ECLI:NL:RBDHA:2019:13994
Rechtbank Den Haag
- Eerste aanleg - enkelvoudig
- Rechtspraak.nl
Afwijzing van het verzoek om rechtmatig verblijf van een Poolse vreemdeling op basis van het Unierecht
In deze zaak heeft de Rechtbank Den Haag op 19 december 2019 uitspraak gedaan in een bestuursrechtelijke procedure tussen een Poolse eiser en de staatssecretaris van Justitie en Veiligheid. De eiser, die op 31 maart 2017 als vreemdeling geregistreerd was, heeft geen rechtmatig verblijf in Nederland op grond van het Unierecht. Dit is vastgesteld in een primair besluit van 31 oktober 2018, waarin werd geconcludeerd dat de eiser niet voldeed aan de voorwaarden voor rechtmatig verblijf na drie maanden, zoals neergelegd in artikel 8.12 van het Vreemdelingenbesluit 2000. De staatssecretaris heeft het bezwaar van de eiser tegen dit besluit kennelijk ongegrond verklaard in een bestreden besluit van 12 maart 2019.

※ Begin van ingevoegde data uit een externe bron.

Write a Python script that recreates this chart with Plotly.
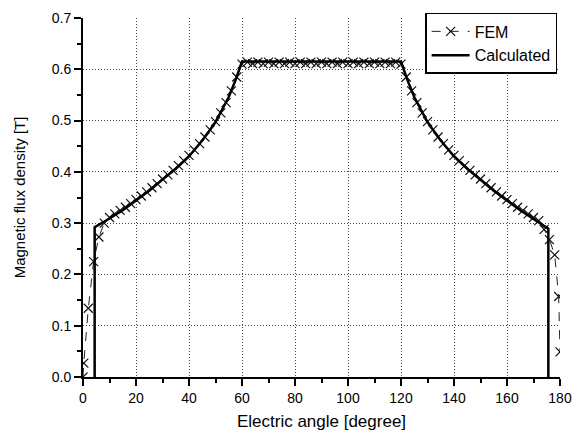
import plotly.graph_objects as go

# Calculated curve (electric angle in degrees, flux density in T)
calc_angle = [4.4, 4.4, 10, 15, 20, 25, 30, 35, 40, 45, 50, 55, 57.5, 60,
              120, 122.5, 125, 130, 135, 140, 145, 150, 155, 160, 165, 170, 175.6, 175.6]
calc_b = [0.0, 0.292, 0.309, 0.325, 0.344, 0.363, 0.385, 0.406, 0.430, 0.461, 0.497, 0.546, 0.578, 0.615,
          0.615, 0.578, 0.546, 0.497, 0.461, 0.430, 0.406, 0.385, 0.363, 0.344, 0.325, 0.308, 0.289, 0.0]

# FEM results
fem_angle = [0, 0.3, 2, 4, 6, 8, 10, 12, 14, 16, 18, 20, 22, 24, 26, 28, 30, 32, 34, 36, 38, 40,
             42, 44, 46, 48, 50, 52, 54, 56, 58, 60, 62, 64, 66, 68, 70, 72, 74, 76, 78, 80,
             82, 84, 86, 88, 90, 92, 94, 96, 98, 100, 102, 104, 106, 108, 110, 112, 114, 116, 118, 120,
             122, 124, 126, 128, 130, 132, 134, 136, 138, 140, 142, 144, 146, 148, 150, 152, 154, 156, 158, 160,
             162, 164, 166, 168, 170, 172, 174, 176, 178, 179.5, 180]
fem_b = [0.0, 0.027, 0.134, 0.225, 0.273, 0.300, 0.311, 0.318, 0.325, 0.331, 0.338, 0.346, 0.353, 0.361,
         0.369, 0.377, 0.386, 0.394, 0.403, 0.412, 0.422, 0.432, 0.443, 0.455, 0.468, 0.482, 0.498,
         0.515, 0.535, 0.558, 0.585, 0.610, 0.614, 0.611, 0.614, 0.611, 0.614, 0.611, 0.614, 0.611,
         0.614, 0.611, 0.614, 0.611, 0.614, 0.611, 0.614, 0.611, 0.614, 0.611, 0.614, 0.611, 0.614,
         0.611, 0.614, 0.611, 0.614, 0.611, 0.614, 0.611, 0.614, 0.610,
         0.585, 0.558, 0.535, 0.515, 0.498, 0.482, 0.468, 0.455, 0.443, 0.432, 0.422, 0.412, 0.403,
         0.394, 0.386, 0.377, 0.369, 0.361, 0.353, 0.346, 0.338, 0.331, 0.325, 0.318, 0.311, 0.305,
         0.288, 0.268, 0.238, 0.157, 0.049, 0.0]

x_ticks = [0, 20, 40, 60, 80, 100, 120, 140, 160, 180]
y_ticks = [0.0, 0.1, 0.2, 0.3, 0.4, 0.5, 0.6, 0.7]

fig = go.Figure()
fig.add_trace(go.Scatter(
    x=fem_angle, y=fem_b, name="FEM", mode="lines+markers",
    line=dict(color="#222", width=1, dash="dash"),
    marker=dict(symbol="x-thin", size=9, line=dict(color="#111", width=1.2)),
))
fig.add_trace(go.Scatter(
    x=calc_angle, y=calc_b, name="Calculated", mode="lines",
    line=dict(color="#000", width=2.5),
))

font_family = "Liberation Sans, Arial, sans-serif"
# the page body adds an 8px margin, so the figure is 8px smaller on each axis
fig.update_layout(
    width=573, height=426,
    margin=dict(l=75, r=21, t=10, b=57, autoexpand=False),
    paper_bgcolor="white", plot_bgcolor="white",
    font=dict(family=font_family, color="#000", size=14),
    showlegend=True,
    legend=dict(
        x=0.994, y=1.014, xanchor="right", yanchor="top",
        bgcolor="white", bordercolor="#000", borderwidth=1.5,
        font=dict(size=16, family=font_family, color="#000"),
        tracegroupgap=0, itemwidth=38,
    ),
    xaxis=dict(
        range=[0, 180], tickvals=x_ticks, ticktext=[str(v) for v in x_ticks],
        showline=True, linecolor="#000", linewidth=2,
        ticks="outside", ticklen=7, tickwidth=2, tickcolor="#000",
        minor=dict(ticks="outside", ticklen=4, tickwidth=1.5, tickcolor="#000", dtick=10, tick0=0, showgrid=False),
        showgrid=True, gridcolor="#444", griddash="1px,2px", gridwidth=1,
        zeroline=False,
        title=dict(text="Electric angle [degree]", font=dict(size=17), standoff=10),
        tickfont=dict(size=14),
    ),
    yaxis=dict(
        range=[0, 0.7], tickvals=y_ticks, ticktext=["%.1f" % v for v in y_ticks],
        showline=True, linecolor="#000", linewidth=2,
        ticks="outside", ticklen=7, tickwidth=2, tickcolor="#000",
        minor=dict(ticks="outside", ticklen=4, tickwidth=1.5, tickcolor="#000", dtick=0.05, tick0=0, showgrid=False),
        showgrid=True, gridcolor="#444", griddash="1px,2px", gridwidth=1,
        zeroline=False,
        title=dict(text="Magnetic flux density [T]", font=dict(size=15), standoff=22),
        tickfont=dict(size=14),
    ),
)

fig.write_html("out.html")
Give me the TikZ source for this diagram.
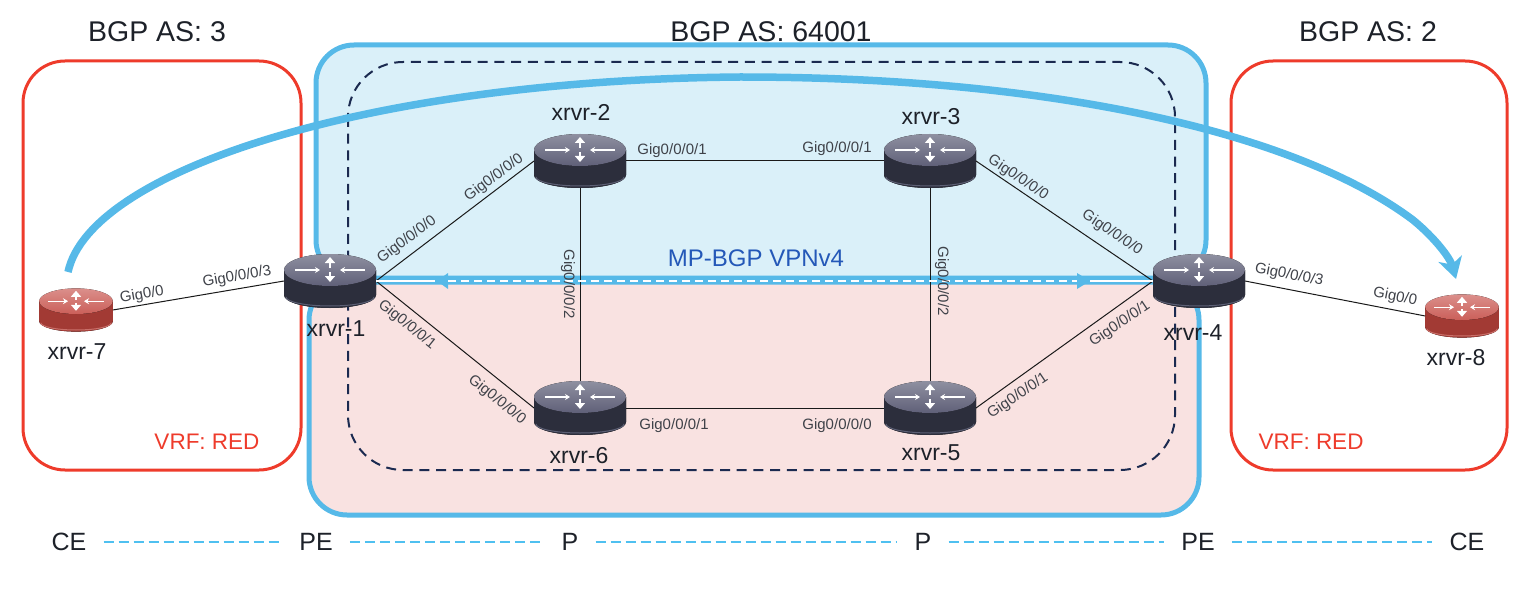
\documentclass[tikz,border=0pt]{standalone}
\usepackage{fontspec}
\setmainfont{Liberation Sans}
\usetikzlibrary{arrows.meta}

\definecolor{skyline}{HTML}{56B9E8}
\definecolor{skyfill}{HTML}{DAF0F9}
\definecolor{rosefill}{HTML}{F9E2E1}
\definecolor{vrfred}{HTML}{EE3B2B}
\definecolor{navydash}{HTML}{1B2A50}
\definecolor{vpnblue}{HTML}{2458B8}
\definecolor{legendblue}{HTML}{4FC0F0}
\definecolor{inktext}{HTML}{1D2129}
\definecolor{coretop}{HTML}{5F6078}
\definecolor{coreedge}{HTML}{2C2E3C}
\definecolor{coremid}{HTML}{666A96}
\definecolor{corerim}{HTML}{5D6075}
\definecolor{sitetop}{HTML}{CB5F59}
\definecolor{siteedge}{HTML}{A23A34}
\definecolor{sitemid}{HTML}{CC7A74}
\definecolor{siterim}{HTML}{C9706A}

\tikzset{
  routerbox/.style={inner sep=0pt, outer sep=0pt},
  portlabel/.style={font=\fontsize{15}{17}\selectfont, text=inktext!85!white, inner sep=0pt},
  namelabel/.style={font=\fontsize{23}{26}\selectfont, text=inktext, inner sep=0pt},
  aslabel/.style={font=\fontsize{28.5}{32}\selectfont, text=inktext, inner sep=0pt},
  vrflabel/.style={font=\fontsize{22.5}{26}\selectfont, text=vrfred, inner sep=0pt},
  legendlabel/.style={font=\fontsize{25}{28}\selectfont, text=inktext, inner xsep=17pt, inner ysep=0pt},
  legendline/.style={legendblue, line width=1.3pt, dash pattern=on 10pt off 5pt},
  link/.style={black!90, line width=1pt},
  asbox/.style={vrfred, line width=3pt, rounded corners=42pt},
  corebox/.style={skyline, line width=5pt, rounded corners=38pt}
}

% #1 name, #2 x, #3 y, #4 size, #5 colour prefix
\newcommand{\router}[5]{
  \begin{scope}[shift={(#2,#3)}, scale=#4]
    \fill[left color=#5edge, middle color=#5mid, right color=#5edge]
      (-46,-11) -- (-46,14) arc[start angle=180, end angle=0, x radius=46, y radius=13] -- (46,-11) -- cycle;
    \draw[#5rim, line width=1pt] (-44,16) arc[start angle=180, end angle=0, x radius=44, y radius=9];
    \fill[top color=#5top!70!white, bottom color=#5top] (0,-11) ellipse[x radius=46, y radius=16];
    \draw[white, line width=1.2pt, -{Stealth[length=5pt, width=6pt]}] (-35,-11) -- (-10,-11);
    \draw[white, line width=1.2pt, -{Stealth[length=5pt, width=6pt]}] (35,-11) -- (10,-11);
    \draw[white, line width=2.2pt, -{Stealth[length=6pt, width=10pt, inset=0pt]}] (0,-13) -- (0,-24);
    \draw[white, line width=2.2pt, -{Stealth[length=6pt, width=10pt, inset=0pt]}] (0,-9) -- (0,1);
  \end{scope}
  \node[routerbox, minimum width=#4*92pt, minimum height=#4*54pt] (#1) at (#2,#3) {};
}

\begin{document}
\begin{tikzpicture}[x=1pt, y=-1pt]
  \useasboundingbox (0,0) rectangle (1536,604);

  % core
  \draw[corebox, fill=skyfill] (316,45) rectangle (1206,278);
  \draw[corebox, fill=rosefill] (309,282) rectangle (1199,515);
  \draw[navydash, line width=2pt, dash pattern=on 10pt off 6.7pt, rounded corners=55pt] (348,62) rectangle (1175,470);

  % customer sites
  \draw[asbox] (23,61) rectangle (301,470);
  \draw[asbox] (1231,61) rectangle (1507,470);

  \router{xrvr1}{330}{281}{1}{core}
  \router{xrvr2}{580}{161}{1}{core}
  \router{xrvr3}{930}{161}{1}{core}
  \router{xrvr4}{1199}{281}{1}{core}
  \router{xrvr5}{930}{408}{1}{core}
  \router{xrvr6}{580}{408}{1}{core}
  \router{xrvr7}{76}{310}{.8}{site}
  \router{xrvr8}{1462}{316}{.8}{site}

  % links
  \draw[link] (xrvr1.east) -- (xrvr2.west);
  \draw[link] (xrvr1.east) -- (xrvr6.west);
  \draw[link] (xrvr2.east) -- (xrvr3.west);
  \draw[link] (xrvr2.south) -- (xrvr6.north);
  \draw[link] (xrvr3.south) -- (xrvr5.north);
  \draw[link] (xrvr6.east) -- (xrvr5.west);
  \draw[link] (xrvr3.east) -- (xrvr4.west);
  \draw[link] (xrvr5.east) -- (xrvr4.west);
  \draw[link] (xrvr7.east) -- (xrvr1.west);
  \draw[link] (xrvr4.east) -- (xrvr8.west);

  % vpnv4 session
  \coordinate (vpnleft) at (448,281);
  \coordinate (vpnright) at (1077,281);
  \fill[skyline] (vpnleft) ++(0,-8) -- ++(-11,8) -- ++(11,8) -- cycle;
  \fill[skyline] (vpnright) ++(0,-8) -- ++(13,8) -- ++(-13,8) -- cycle;
  \draw[white, line width=1.4pt] (xrvr1.east) -- (435,281);
  \draw[white, line width=1.4pt, dash pattern=on 8pt off 5pt] (vpnleft) -- (vpnright);
  \draw[white, line width=1.4pt] (1090,281) -- (xrvr4.west);

  % overlay
  \coordinate (arcstart) at (68,272);
  \coordinate (arctop) at (740,77);
  \coordinate (arcbend) at (1413,220);
  \coordinate (arctip) at (1456,279);
  \draw[skyline, line width=7.5pt, -{Stealth[length=21pt, width=24pt, inset=6pt]}]
    (arcstart) .. controls (90,170) and (370,80) .. (arctop)
    .. controls (1060,77) and (1300,135) .. (arcbend)
    .. controls (1435,238) and (1450,258) .. (arctip);

  % names
  \foreach \nm/\px/\py/\txt in {n1/336/329/xrvr-1, n2/581/112/xrvr-2, n3/931/117/xrvr-3, n4/1193/333/xrvr-4,
    n5/931/453/xrvr-5, n6/579/456/xrvr-6, n7/77/352/xrvr-7, n8/1456/358/xrvr-8}
    \node[namelabel] (\nm) at (\px,\py) {\txt};

  % ports
  \foreach \nm/\px/\py/\ang/\txt in {
    p71/142/295/10/{Gig0/0}, p17/237/277/10/{Gig0/0/0/3},
    p12/407/240/37/{Gig0/0/0/0}, p21/494/178/37/{Gig0/0/0/0},
    p16/407/325/-39/{Gig0/0/0/1}, p61/497/400/-39/{Gig0/0/0/0},
    p23/672/151/0/{Gig0/0/0/1}, p32/837/149/0/{Gig0/0/0/1},
    p26/568/284/-90/{Gig0/0/0/2}, p35/942/281/-90/{Gig0/0/0/2},
    p65/674/426/0/{Gig0/0/0/1}, p56/837/426/0/{Gig0/0/0/0},
    p34/1018/178/-34/{Gig0/0/0/0}, p43/1112/233/-34/{Gig0/0/0/0},
    p45/1120/324/34/{Gig0/0/0/1}, p54/1018/396/34/{Gig0/0/0/1},
    p48/1289/275/-11/{Gig0/0/0/3}, p84/1395/297/-11/{Gig0/0}}
    \node[portlabel, rotate=\ang] (\nm) at (\px,\py) {\txt};

  % titles
  \node[aslabel] (as3) at (157,32) {BGP AS: 3};
  \node[aslabel] (as64001) at (771,32) {BGP AS: 64001};
  \node[aslabel] (as2) at (1368,32) {BGP AS: 2};
  \node[vrflabel] (vrfleft) at (207,442) {VRF: RED};
  \node[vrflabel] (vrfright) at (1311,442) {VRF: RED};
  \node[font=\fontsize{24}{28}\selectfont, text=vpnblue, inner sep=0pt] (vpnv4) at (756,258) {MP-BGP VPNv4};

  % roles
  \node[legendlabel] (celeft) at (69,542) {CE};
  \node[legendlabel] (peleft) at (316,542) {PE};
  \node[legendlabel] (pleft) at (570,542) {P};
  \node[legendlabel] (pright) at (923,542) {P};
  \node[legendlabel] (peright) at (1198,542) {PE};
  \node[legendlabel] (ceright) at (1467,542) {CE};
  \draw[legendline] (celeft) -- (peleft);
  \draw[legendline] (peleft) -- (pleft);
  \draw[legendline] (pleft) -- (pright);
  \draw[legendline] (pright) -- (peright);
  \draw[legendline] (peright) -- (ceright);
\end{tikzpicture}
\end{document}
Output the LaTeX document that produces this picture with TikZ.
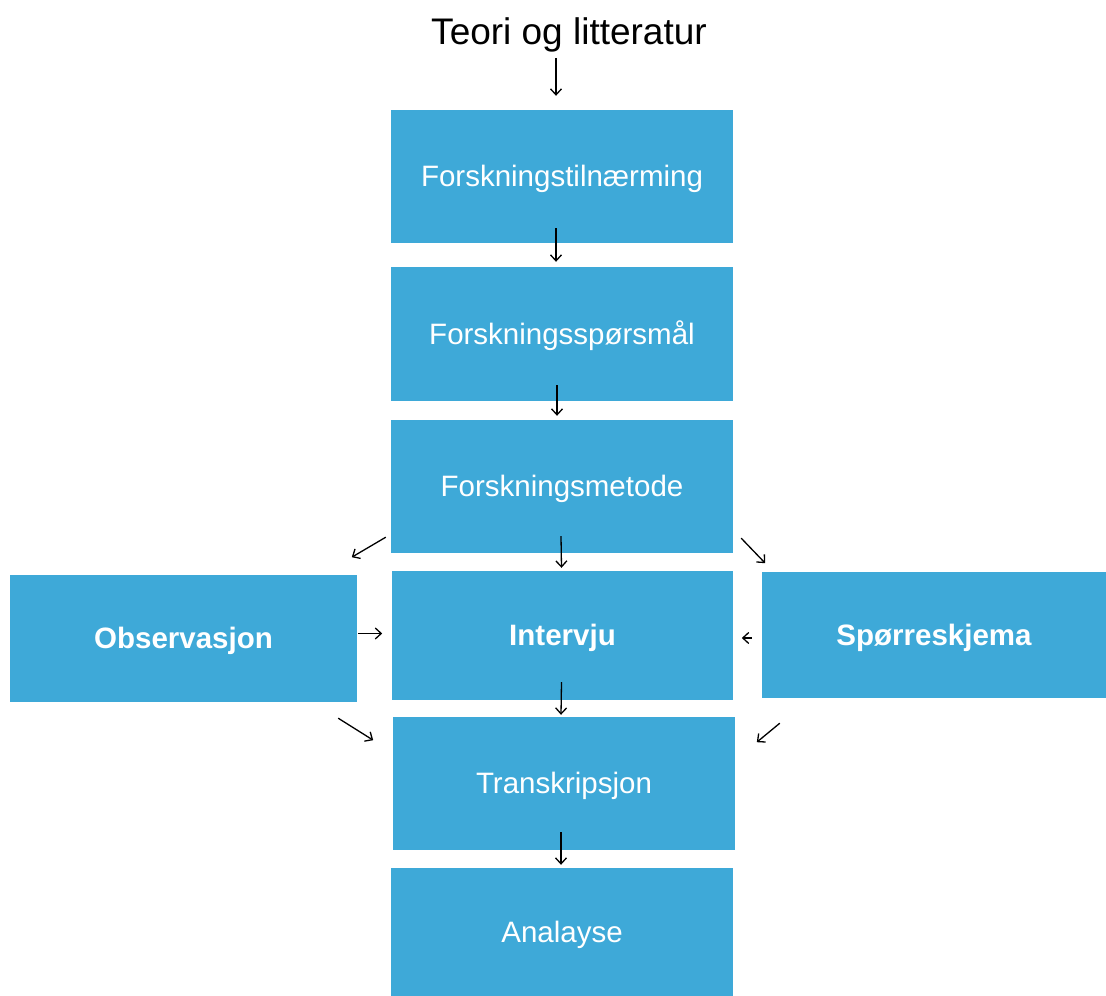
\documentclass[tikz,border=0pt]{standalone}
\usepackage{fontspec}
\setmainfont{Liberation Sans}
\usetikzlibrary{arrows.meta,calc}
\definecolor{boxblue}{RGB}{62,169,216}
\tikzset{
  box/.style={fill=boxblue, draw=none, inner sep=0pt, minimum width=342pt, text=white, text height=21pt, text depth=0pt, font=\fontsize{29.5}{34}\selectfont},
  boldbox/.style={box, font=\fontsize{29.5}{34}\selectfont\bfseries},
  arr/.style={line width=1.3pt, -{Straight Barb[length=6pt,width=11pt,line width=1.3pt]}}
}
\begin{document}
\begin{tikzpicture}[x=1pt,y=1pt]
\useasboundingbox (0,0) rectangle (1106,996);
\node[font=\fontsize{37}{42}\selectfont] (title) at (569,961) {Teori og litteratur};
\node[box, minimum height=133pt] (tiln) at (562,819.5) {Forskningstilnærming};
\node[box, minimum height=134pt] (spm) at (562,662) {Forskningsspørsmål};
\node[box, minimum height=133pt] (met) at (562,509.5) {Forskningsmetode};
\node[boldbox, minimum width=341pt, minimum height=129pt] (int) at (562.5,360.5) {Intervju};
\node[box, minimum height=133pt] (tra) at (564,212.5) {Transkripsjon};
\node[box, minimum height=128pt] (ana) at (562,64) {Analayse};
\node[boldbox, minimum width=347pt, minimum height=127pt] (obs) at (183.5,357.5) {Observasjon};
\node[boldbox, minimum width=344pt, minimum height=126pt] (spr) at (934,361) {Spørreskjema};
% vertical arrows
\draw[arr] ($(tiln.north)+(-6,52)$) -- ($(tiln.north)+(-6,14)$);
\draw[arr] ($(tiln.south)+(-6,15)$) -- ($(spm.north)+(-6,5)$);
\draw[arr] ($(spm.south)+(-5,16)$) -- ($(met.north)+(-5,4)$);
\draw[arr] ($(met.south)+(-1,17)$) -- ($(int.north)+(-1,3)$);
\draw[arr] ($(int.south)+(-1,18)$) -- ($(tra.north)+(-3,2)$);
\draw[arr] ($(tra.south)+(-3,18)$) -- ($(ana.north)+(-1,3)$);
% diagonal arrows
\draw[arr] ($(met.south west)+(-5,16)$) -- ($(met.south west)+(-39,-4)$);
\draw[arr] ($(met.south east)+(8,15)$) -- ($(met.south east)+(32,-10)$);
\draw[arr] ($(obs.east)+(1,5)$) -- ($(obs.east)+(25,5)$);
\draw[arr] ($(spr.west)+(-10,-3)$) -- ($(spr.west)+(-20,-3)$);
\draw[arr] ($(obs.south east)+(-19,-16)$) -- ($(obs.south east)+(16,-38)$);
\draw[arr] ($(spr.south west)+(18,-25)$) -- ($(spr.south west)+(-5,-44)$);
\end{tikzpicture}
\end{document}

De rechtbank heeft het beroep van de eiser ongegrond verklaard, na een zitting op 5 december 2019 waar beide partijen zich lieten vertegenwoordigen door gemachtigden. De rechtbank overwoog dat de staatssecretaris een belangenafweging had gemaakt tussen het belang van de eiser om in Nederland te verblijven en het belang van de Nederlandse Staat, waarbij de rechtbank concludeerde dat de belangen van de staat prevaleren. De rechtbank oordeelde dat de staatssecretaris voldoende gemotiveerd had dat het verblijfsrecht van de eiser op grond van het Unierecht was geëindigd, en dat er geen aanleiding was voor een proceskostenveroordeling.
De uitspraak is openbaar uitgesproken en partijen zijn op de hoogte gesteld van hun recht om binnen vier weken hoger beroep in te stellen bij de Afdeling bestuursrechtspraak van de Raad van State.